El prestigio de la televisión

Julio Guillot PUBLICADO el Domingo 19 de agosto, 2012
Julio Guillot

Una afección bronquial, tan de moda en este invierno implacable y cambiante, me obligó a permanecer en mi hogar por más de una semana.

Aproveché la ocasión para disfrutar del dolce far niente, una nobilísima actividad que me permitió comprobar la razón que asistía a un amigo cuando afirmaba: “¡Qué lindo es no hacer nada… y después de no hacer nada, descansar!”.

Me reencontré con la saludable práctica de la siesta, algo que me está vedado de lunes a sábado (veda que normalmente se extiende a los domingos, cuando me visitan mis nietos cuya algarabía resulta incompatible con todo intento de sestear).

También aproveché el tiempo para realizar ciertas tareas siempre postergadas (poner orden en los estantes, en la ropa, en los papeles) y para leer.

Como así y todo me sobraba tiempo, dediqué algo de ese tiempo a mirar la tele. No me sorprendió confirmar que el nivel de los canales privados es bastante deplorable (y que TNU y TV Ciudad son los que tienen los mejores programas), pero lo que más me alarmó fue comprobar el menosprecio por el lenguaje que exhiben quienes nos hablan desde la pantalla chica.

Cómo sorprenderse, entonces, de la pobre producción lingüística de los jóvenes uruguayos… Periodistas, informativistas, conductores televisivos e incluso figuras políticas de primer nivel –con honrosas excepciones – cometen innumerables errores gramaticales. Desde barbarismos como el dequeísmo hasta confusiones semánticas aparecen diariamente en el discurso de quienes se han convertido en modelos.

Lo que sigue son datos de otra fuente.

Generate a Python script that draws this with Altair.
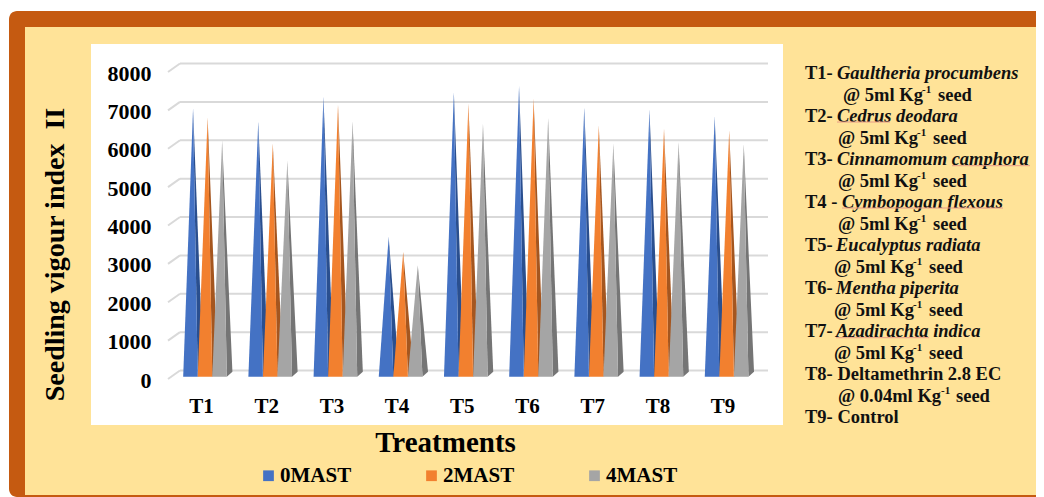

Porque, a no engañarse: para el común de la gente, la televisión otorga inmediatamente un aura de prestigio a todos los que se asoman a la intimidad de nuestro hogar para contarnos lo que pasó, para hacernos partícipes de sus reflexiones, para decirnos qué desodorante debemos usar, para explicarnos las razones de una decisión gubernamental o de una interpelación.

Inconscientemente, el ciudadano medio, el hombre de la calle, aprehende y hace suyo el modo de expresarse de esos dioses de la comunicación. El problema es que para aparecer en la pantalla y pontificar desde allí, no es necesario ser ni culto ni inteligente; el prestigio de que gozan no se debe a virtudes de las que por norma general carecen sino al mero hecho de conducir un programa o de ocupar una banca en el Parlamento.